Al instante de atravesar cada mañana la puerta del colegio, los hermanos abotonados de los pies hasta al cuello me impedían hablar la lengua que hablaba en casa. Por eso, de entrada, se me hacía imposible sentirme identificado con la bandera que aquellos mismos “pedagogos” izaban con himno y solemnidad ante los escolares formados en silencio en el patio antes de dar comienzo a las clases.
En casa había otra bandera, que mis padres mantenían plegada y escondida desde muchos años atrás en una cajonera. Más adelante, a raíz de la transición democrática, la bandera escondida proliferó en público como enseña de recuperación.
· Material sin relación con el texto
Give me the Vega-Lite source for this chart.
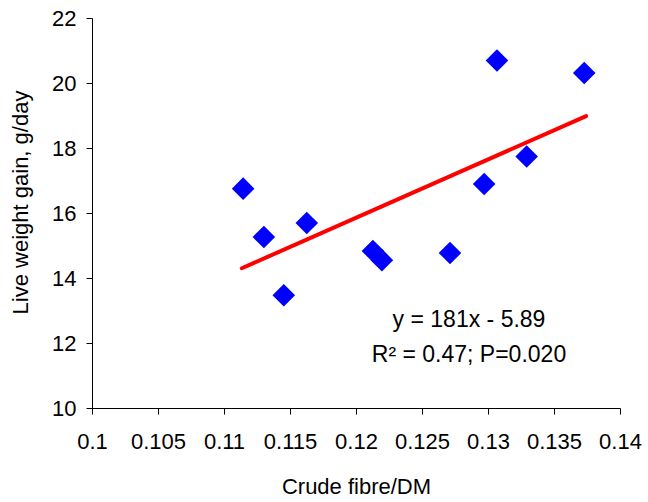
{
  "$schema": "https://vega.github.io/schema/vega-lite/v6.json",
  "width": 528,
  "height": 390,
  "autosize": {"type": "none"},
  "padding": {"left": 92, "top": 18, "right": 28, "bottom": 94},
  "background": "white",
  "config": {
    "view": {"stroke": null},
    "font": "Liberation Sans",
    "axis": {
      "domainColor": "#000000",
      "tickColor": "#000000",
      "labelColor": "#000000",
      "titleColor": "#000000",
      "labelFont": "Liberation Sans",
      "titleFont": "Liberation Sans",
      "labelFontSize": 22,
      "titleFontSize": 22,
      "titleFontWeight": "normal",
      "tickSize": 6,
      "grid": false
    }
  },
  "datasets": {
    "points": [
      {"fibre": 0.11145, "gain": 16.75},
      {"fibre": 0.11302, "gain": 15.26},
      {"fibre": 0.11453, "gain": 13.47},
      {"fibre": 0.11627, "gain": 15.69},
      {"fibre": 0.12128, "gain": 14.83},
      {"fibre": 0.12196, "gain": 14.55},
      {"fibre": 0.12712, "gain": 14.77},
      {"fibre": 0.12971, "gain": 16.89},
      {"fibre": 0.13068, "gain": 20.69},
      {"fibre": 0.13293, "gain": 17.74},
      {"fibre": 0.13729, "gain": 20.31}
    ],
    "fit": [
      {"fibre": 0.11135, "gain": 14.3},
      {"fibre": 0.13743, "gain": 18.98}
    ],
    "labels": [
      {"fibre": 0.12856, "gain": 12.48, "text": "y = 181x - 5.89"},
      {"fibre": 0.12856, "gain": 11.42, "text": "R² = 0.47; P=0.020"}
    ]
  },
  "layer": [
    {
      "data": {"name": "fit"},
      "mark": {"type": "line", "color": "#FF0000", "strokeWidth": 4, "strokeCap": "round"},
      "encoding": {
        "x": {
          "field": "fibre", "type": "quantitative",
          "scale": {"domain": [0.1, 0.14], "nice": false, "zero": false},
          "axis": {
            "title": "Crude fibre/DM",
            "values": [0.1, 0.105, 0.11, 0.115, 0.12, 0.125, 0.13, 0.135, 0.14],
            "format": "~g",
            "labelPadding": 17.5,
            "labelFlush": false,
            "labelOverlap": false,
            "titleY": 85.5,
            "titleBaseline": "alphabetic"
          }
        },
        "y": {
          "field": "gain", "type": "quantitative",
          "scale": {"domain": [10, 22], "nice": false, "zero": false},
          "axis": {
            "title": "Live weight gain, g/day",
            "values": [10, 12, 14, 16, 18, 20, 22],
            "labelPadding": 10,
            "labelFlush": false,
            "titleX": -65,
            "titleY": 184,
            "titleAngle": 270,
            "titleBaseline": "alphabetic"
          }
        }
      }
    },
    {
      "data": {"name": "points"},
      "mark": {"type": "point", "shape": "diamond", "filled": true, "color": "#0000FF", "size": 510, "opacity": 1},
      "encoding": {
        "x": {"field": "fibre", "type": "quantitative"},
        "y": {"field": "gain", "type": "quantitative"}
      }
    },
    {
      "data": {"name": "labels"},
      "mark": {"type": "text", "font": "Liberation Sans", "fontSize": 23, "color": "#000000", "align": "center", "baseline": "alphabetic"},
      "encoding": {
        "x": {"field": "fibre", "type": "quantitative"},
        "y": {"field": "gain", "type": "quantitative"},
        "text": {"field": "text"}
      }
    }
  ]
}
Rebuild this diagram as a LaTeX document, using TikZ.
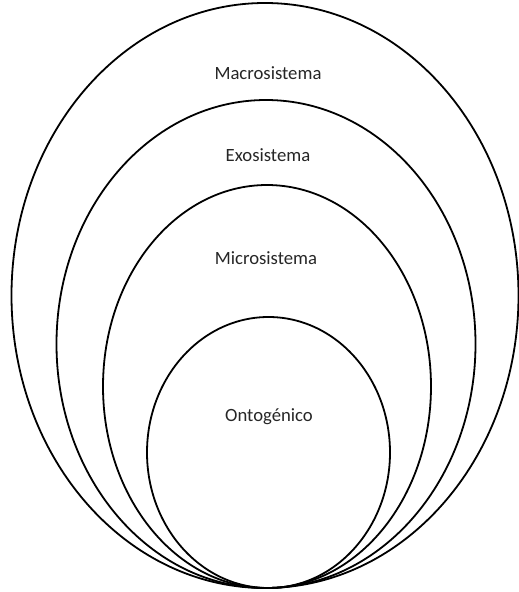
\documentclass[tikz,border=0pt]{standalone}
\usepackage{fontspec}
\setmainfont{Carlito}
\begin{document}
\begin{tikzpicture}[x=1pt,y=-1pt,
  ring/.style={draw=black,line width=1.8pt},
  lbl/.style={font=\fontsize{18.7}{22}\selectfont,text=black!85,inner sep=0pt}]
\useasboundingbox (0,0) rectangle (519,592);
\draw[ring] (265,295.5) ellipse [x radius=253.5, y radius=292.5];
\draw[ring] (266,344) ellipse [x radius=209.5, y radius=244];
\draw[ring] (267,386.5) ellipse [x radius=164, y radius=201.5];
\draw[ring] (268.5,452.5) ellipse [x radius=121.5, y radius=135.5];
\node[lbl] (macro) at (268,73) {Macrosistema};
\node[lbl] (exo) at (268,155) {Exosistema};
\node[lbl] (micro) at (266,258) {Microsistema};
\node[lbl] (onto) at (269,417) {Ontogénico};
\end{tikzpicture}
\end{document}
Yo también tengo una en casa, provista de cintas cosidas en los ángulos para colgarla en el balcón las fechas señaladas, en un impulso cívico que los hermanos de mi niñez fueron incapaces de hacerme sentir hacia la suya.
Ahora estoy empachado de banderas y celebro que las nuevas plataformas de izquierda prescindan de ellas en sus actos políticos, no como el PSOE. La bandera que siento mía ha servido para envolverse con ella durante las últimas décadas democráticas a demasiados corruptos, los manipuladores en beneficio propio que acumulan un “rinconcito” en Suiza mientras rebajan las pensiones de los jubilados, cierran escuelas y hospitales, gobiernan con un 20% de la población activa en paro y predican la independencia que sirva para que sigan mandando los responsables de haber hecho pagar la crisis de los especuladores a la clase media y popular.
La bandera que mantengo en casa, para colgarla en el balcón las fechas señaladas, sirve para celebrar algunas cosas, no todas. Mi bandera sigue siendo la mía y la suya sigue siendo la suya, pero ahora ya no es solamente cuestión de patria, identidad nacional ni bandera. La patria de mi bandera es la del 99% de los ciudadanos. No la de quienes se envuelven con ella en beneficio particular, aquí y allí.